Muchos de ellos son los que aún están perdidos.
Sin sanciones
Este 13 de noviembre se espera la llegada de miles de personas, igual a como ocurre cada año en esta fecha.
Los armeritas de antes y de ahora, que viven en pueblos vecinos y regados por todo el país, esperan que les cumplan con las nuevas ayudas que les han prometido.
La voz de Omaira Sánchez Garzón se oirá en las grabaciones de los vendedores al pie de su tumba.
El clamor de esta niña de 13 años y ojos negros que le dio rostro a los miles de muertos y desaparecidos, sigue sacudiendo el alma de quien la escucha.
En 30 años no ha habido sanciones políticas o judiciales para quienes actuaron con negligencia ante esa tragedia anunciada.
Toda la responsabilidad se le echó a la naturaleza.

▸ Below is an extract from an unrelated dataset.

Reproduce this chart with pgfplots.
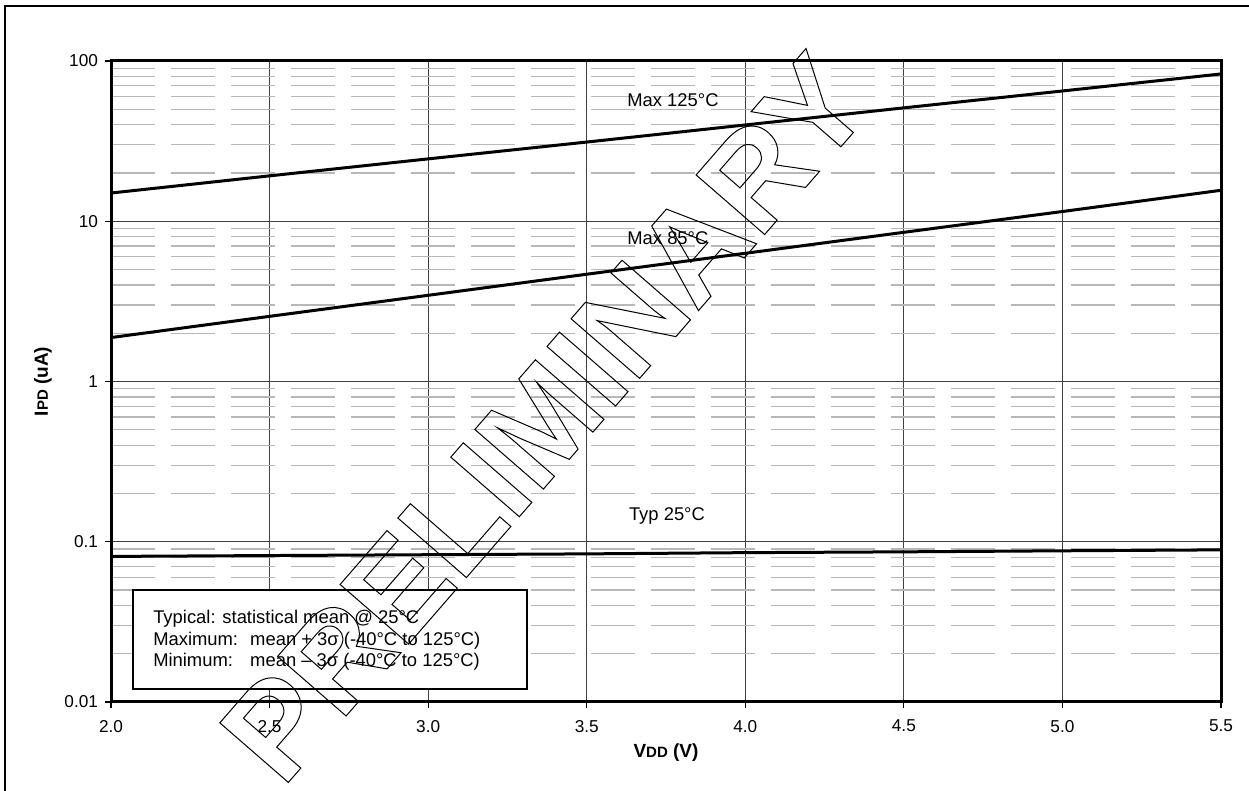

Y menos se ha sancionado, ni moralmente: a los bandidos que se robaron los auxilios internacionales y al gran ladrón de la recosntrucción de ARMERO. Un conocido constructor, abogado de profesión y exembajador de Colombia en Caracas. Todo lo contario fue galardonado y condecorado: un tal Pedro Gómez Barrero.